Training your pet hydra
For that charm monster spell's 10-day duration, you'll have a six-headed hydra who likes you a lot as long as nobody on your side draws a weapon on it.5 One week is enough for a creature skilled in the Handle Animal skill to teach Mr. Noggins a trick—and let me be the first to suggest the entertain trick—, but it would take renewing the charm monster spell so that it lasts 3–6 weeks for a creature skilled in the Handle Animal skill to train Mr. Noggins for a purpose.6
However, if that charm monster spell ends, Mr.

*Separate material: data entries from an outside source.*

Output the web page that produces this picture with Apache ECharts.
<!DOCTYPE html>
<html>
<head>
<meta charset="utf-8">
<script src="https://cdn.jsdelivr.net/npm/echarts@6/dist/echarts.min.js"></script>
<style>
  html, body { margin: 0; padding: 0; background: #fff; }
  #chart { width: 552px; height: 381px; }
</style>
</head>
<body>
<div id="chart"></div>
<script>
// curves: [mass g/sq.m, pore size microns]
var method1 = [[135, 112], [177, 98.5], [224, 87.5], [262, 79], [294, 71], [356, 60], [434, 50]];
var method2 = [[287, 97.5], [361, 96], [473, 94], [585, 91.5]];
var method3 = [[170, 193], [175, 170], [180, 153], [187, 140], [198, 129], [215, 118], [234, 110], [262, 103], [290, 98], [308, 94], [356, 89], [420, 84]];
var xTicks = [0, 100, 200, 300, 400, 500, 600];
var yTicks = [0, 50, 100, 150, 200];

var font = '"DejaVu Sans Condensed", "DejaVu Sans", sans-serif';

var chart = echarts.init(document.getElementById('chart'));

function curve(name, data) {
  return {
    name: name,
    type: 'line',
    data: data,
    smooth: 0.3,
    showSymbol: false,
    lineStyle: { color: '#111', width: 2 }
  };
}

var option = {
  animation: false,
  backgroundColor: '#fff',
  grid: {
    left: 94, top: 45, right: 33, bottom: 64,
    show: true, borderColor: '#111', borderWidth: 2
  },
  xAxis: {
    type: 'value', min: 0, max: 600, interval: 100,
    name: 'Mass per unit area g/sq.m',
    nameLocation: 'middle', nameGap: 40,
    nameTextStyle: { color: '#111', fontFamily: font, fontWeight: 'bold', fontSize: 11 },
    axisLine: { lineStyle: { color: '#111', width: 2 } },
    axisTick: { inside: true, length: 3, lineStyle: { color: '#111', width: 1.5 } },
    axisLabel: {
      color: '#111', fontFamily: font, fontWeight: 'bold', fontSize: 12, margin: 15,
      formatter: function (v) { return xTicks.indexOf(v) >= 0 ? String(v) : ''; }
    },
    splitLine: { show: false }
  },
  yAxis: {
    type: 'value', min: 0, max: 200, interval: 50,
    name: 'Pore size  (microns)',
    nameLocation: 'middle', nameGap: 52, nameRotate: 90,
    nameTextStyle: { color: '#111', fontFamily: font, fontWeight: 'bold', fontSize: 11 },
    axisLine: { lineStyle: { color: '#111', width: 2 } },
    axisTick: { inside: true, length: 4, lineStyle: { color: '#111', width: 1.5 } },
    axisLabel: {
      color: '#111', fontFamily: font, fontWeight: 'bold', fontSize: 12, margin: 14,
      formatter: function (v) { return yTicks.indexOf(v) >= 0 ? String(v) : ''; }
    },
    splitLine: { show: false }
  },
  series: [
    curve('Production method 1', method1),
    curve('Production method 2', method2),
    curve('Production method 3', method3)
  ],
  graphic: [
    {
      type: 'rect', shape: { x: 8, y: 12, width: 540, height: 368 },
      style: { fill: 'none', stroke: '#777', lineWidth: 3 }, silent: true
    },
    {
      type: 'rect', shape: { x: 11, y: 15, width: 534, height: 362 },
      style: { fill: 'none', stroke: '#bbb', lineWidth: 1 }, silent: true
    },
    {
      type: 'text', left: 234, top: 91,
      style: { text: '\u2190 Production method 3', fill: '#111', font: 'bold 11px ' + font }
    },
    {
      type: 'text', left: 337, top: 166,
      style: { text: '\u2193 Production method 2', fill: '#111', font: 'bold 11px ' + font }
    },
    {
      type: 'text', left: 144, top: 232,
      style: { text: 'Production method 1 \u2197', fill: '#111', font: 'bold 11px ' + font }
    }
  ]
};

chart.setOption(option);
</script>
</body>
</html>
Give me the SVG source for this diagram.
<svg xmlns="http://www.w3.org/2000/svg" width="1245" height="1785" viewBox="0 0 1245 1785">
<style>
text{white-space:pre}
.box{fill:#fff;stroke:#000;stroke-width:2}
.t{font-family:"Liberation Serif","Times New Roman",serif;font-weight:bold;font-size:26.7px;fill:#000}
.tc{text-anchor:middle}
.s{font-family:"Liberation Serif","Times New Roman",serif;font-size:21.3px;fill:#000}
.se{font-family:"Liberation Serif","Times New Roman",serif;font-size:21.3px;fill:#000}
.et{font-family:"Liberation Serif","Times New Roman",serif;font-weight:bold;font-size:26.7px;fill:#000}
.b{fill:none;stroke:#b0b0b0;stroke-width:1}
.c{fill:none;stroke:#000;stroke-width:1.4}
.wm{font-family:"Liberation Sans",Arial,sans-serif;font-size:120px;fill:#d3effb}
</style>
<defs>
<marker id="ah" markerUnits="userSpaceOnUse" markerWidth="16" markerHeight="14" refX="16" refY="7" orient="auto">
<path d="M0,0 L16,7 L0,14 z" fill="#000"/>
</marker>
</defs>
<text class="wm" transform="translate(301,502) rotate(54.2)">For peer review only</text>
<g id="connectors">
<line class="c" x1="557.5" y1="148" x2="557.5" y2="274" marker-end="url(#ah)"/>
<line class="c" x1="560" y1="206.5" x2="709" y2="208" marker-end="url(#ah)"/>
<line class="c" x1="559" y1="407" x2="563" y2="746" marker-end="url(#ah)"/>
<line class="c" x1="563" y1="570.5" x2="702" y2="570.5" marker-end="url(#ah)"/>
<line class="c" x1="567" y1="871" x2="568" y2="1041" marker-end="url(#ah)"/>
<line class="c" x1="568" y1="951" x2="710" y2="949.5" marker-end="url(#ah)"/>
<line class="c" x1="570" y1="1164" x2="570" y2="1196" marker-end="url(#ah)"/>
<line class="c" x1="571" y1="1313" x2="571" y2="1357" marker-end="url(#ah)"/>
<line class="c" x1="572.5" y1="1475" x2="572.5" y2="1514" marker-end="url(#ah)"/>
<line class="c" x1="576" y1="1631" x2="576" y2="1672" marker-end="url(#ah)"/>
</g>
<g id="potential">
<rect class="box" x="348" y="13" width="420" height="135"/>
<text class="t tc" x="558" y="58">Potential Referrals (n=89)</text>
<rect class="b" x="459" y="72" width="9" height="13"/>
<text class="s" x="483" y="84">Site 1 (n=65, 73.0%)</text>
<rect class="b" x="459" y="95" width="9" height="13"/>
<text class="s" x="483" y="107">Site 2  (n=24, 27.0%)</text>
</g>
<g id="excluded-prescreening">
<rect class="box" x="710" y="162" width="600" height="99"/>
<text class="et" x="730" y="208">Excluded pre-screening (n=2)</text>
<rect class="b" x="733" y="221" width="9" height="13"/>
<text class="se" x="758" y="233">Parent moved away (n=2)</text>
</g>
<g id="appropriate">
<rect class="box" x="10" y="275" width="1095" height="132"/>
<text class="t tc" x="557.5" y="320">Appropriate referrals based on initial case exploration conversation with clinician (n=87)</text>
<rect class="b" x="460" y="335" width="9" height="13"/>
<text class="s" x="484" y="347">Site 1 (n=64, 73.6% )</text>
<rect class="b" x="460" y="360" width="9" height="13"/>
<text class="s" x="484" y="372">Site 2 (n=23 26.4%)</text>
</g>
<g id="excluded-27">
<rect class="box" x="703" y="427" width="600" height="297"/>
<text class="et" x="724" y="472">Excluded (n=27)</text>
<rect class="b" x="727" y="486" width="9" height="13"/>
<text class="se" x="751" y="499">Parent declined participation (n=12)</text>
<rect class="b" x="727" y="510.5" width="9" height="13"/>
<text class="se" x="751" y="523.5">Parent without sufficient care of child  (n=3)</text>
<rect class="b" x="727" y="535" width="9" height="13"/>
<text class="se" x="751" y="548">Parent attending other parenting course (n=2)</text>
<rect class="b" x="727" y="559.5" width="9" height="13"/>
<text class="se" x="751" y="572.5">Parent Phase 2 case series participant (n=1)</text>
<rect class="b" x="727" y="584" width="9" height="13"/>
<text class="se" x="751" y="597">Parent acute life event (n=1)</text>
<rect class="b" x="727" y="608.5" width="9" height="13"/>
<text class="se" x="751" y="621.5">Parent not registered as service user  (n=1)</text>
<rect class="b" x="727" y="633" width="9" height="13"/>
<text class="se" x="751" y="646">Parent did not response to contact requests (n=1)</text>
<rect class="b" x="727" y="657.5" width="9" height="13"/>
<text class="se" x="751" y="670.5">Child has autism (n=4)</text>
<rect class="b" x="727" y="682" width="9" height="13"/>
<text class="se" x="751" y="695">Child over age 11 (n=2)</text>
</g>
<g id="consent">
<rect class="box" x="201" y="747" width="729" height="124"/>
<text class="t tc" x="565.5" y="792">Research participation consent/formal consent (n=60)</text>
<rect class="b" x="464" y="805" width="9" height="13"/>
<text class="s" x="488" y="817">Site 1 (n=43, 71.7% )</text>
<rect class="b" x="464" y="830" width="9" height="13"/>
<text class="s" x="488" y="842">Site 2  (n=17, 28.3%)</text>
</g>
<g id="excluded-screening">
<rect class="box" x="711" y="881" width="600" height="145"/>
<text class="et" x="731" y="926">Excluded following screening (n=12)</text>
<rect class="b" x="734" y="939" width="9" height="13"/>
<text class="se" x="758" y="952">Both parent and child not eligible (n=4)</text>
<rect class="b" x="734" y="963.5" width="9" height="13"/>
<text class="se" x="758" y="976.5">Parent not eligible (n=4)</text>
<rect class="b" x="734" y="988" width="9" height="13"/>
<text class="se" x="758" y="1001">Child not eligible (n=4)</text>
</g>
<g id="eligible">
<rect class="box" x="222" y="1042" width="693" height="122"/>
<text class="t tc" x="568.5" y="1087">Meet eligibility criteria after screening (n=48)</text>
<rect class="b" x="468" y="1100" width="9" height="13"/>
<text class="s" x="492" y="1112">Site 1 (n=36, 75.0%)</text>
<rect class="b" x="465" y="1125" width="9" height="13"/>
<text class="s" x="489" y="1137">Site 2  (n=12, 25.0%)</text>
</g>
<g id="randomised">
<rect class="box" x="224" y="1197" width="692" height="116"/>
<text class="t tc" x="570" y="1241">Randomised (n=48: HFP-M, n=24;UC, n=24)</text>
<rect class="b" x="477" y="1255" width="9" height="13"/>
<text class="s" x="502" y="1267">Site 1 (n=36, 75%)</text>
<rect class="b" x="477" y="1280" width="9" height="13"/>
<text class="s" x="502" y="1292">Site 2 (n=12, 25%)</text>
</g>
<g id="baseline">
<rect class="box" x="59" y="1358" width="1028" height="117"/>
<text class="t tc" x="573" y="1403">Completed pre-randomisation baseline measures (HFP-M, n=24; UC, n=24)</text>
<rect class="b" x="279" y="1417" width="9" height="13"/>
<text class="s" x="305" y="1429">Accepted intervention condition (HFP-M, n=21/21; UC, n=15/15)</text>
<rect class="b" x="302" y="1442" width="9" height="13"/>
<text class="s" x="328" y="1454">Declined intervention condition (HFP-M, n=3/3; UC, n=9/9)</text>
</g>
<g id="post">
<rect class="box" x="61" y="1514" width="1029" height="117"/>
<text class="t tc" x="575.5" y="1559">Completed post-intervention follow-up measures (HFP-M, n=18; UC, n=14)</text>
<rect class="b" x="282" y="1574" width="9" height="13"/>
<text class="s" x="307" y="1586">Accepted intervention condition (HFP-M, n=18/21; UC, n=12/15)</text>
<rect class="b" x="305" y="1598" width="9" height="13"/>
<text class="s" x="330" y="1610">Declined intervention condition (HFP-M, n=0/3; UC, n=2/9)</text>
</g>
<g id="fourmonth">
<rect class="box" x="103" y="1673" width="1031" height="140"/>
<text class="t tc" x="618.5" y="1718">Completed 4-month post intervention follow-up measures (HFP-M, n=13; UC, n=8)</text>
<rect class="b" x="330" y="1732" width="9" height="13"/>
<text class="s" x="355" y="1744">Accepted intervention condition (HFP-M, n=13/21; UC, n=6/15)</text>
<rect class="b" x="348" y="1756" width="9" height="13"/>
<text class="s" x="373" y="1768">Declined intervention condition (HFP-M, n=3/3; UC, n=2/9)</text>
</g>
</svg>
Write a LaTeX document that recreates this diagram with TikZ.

Noggins's attitude toward you becomes the attitude it should have toward you had it not been the subject of your charm monster spell for however long it had been the subject of your charm monster spell. With the spell gone, it need not be your trusted friend and ally, and it need not view your words and actions in the most favorable way. What this means will depend on the GM.
In this GM's campaigns, were you cruel to Mr. Noggins while it was the subject of that charm monster spell, Mr. Noggins looks back on your record of cruelty and no longer views it in the most favorable light. In other words, this GM would advise you to have available always a spare charm monster spell or two in case Mr. Noggins is freed, finally sees you as the monster you are, and attacks.
By the same token, were you kind to Mr. Noggins in a meaningful way for a meaningful length of time while it was the subject of that charm monster spell, this GM wouldn't have Mr. Noggins immediately turn on you. On the contrary, if you've been Mr. Noggins primary caregiver for a week or so and you've been generous about it, Mr. Noggins will probably fight on your behalf even if the spell's removed. Still, though, unless Mr. Noggins is again the subject of a charm monster spell, this GM would have Mr. Noggins remain only briefly by your side, leaving you probably when you starting feeding it less than it can hunt down on its own.
1 Domesticating a creature was more important in Dungeons & Dragons, Third Edition but virtually eliminated by the 3.5 revision. Still, legacy text of Third Edition's distinctions remained post-revision and those were ported into Pathfinder sadly without explanation or expansion. (For more see this answer and this answer.)
2 Welcome to Fiora!
3 The charm monster spell redirects to the charm person spell, but the latter makes no allowances for the former being able to affect creatures that possess Intelligence scores of 1 or 2. So this is an option, but it's rarely available given that the subject is a hydra.
4 This, too, comes from the charm person spell. Also, so you know, the skill Perform (act) covers pantomiming but pretty much just for busking not communication.
5 This reader has come to view the ludicrous duration of the charm monster spell as a trap. It never fails. Just when you think you've pleased Mr. Noggins enough after having fed him a cow a day for a week, some pixie or whatever rolls up on day 8 right before breakfast, casts dispel magic, and—bang!—there you are, fighting Mr. Noggins again plus killing some jerk pixie.
6 Being a creature's trainer could come with the advantage of the trainer always being able to use the Handle Animal skill to make a creature the trainer trained perform tricks the trainer taught it. This could be the start of a house rule that mechanically defines the term pet. Also, since you know when your charm monster spell's succeeded (see here), you can cast charm monster again before it expires to extend its duration. Hail hydra.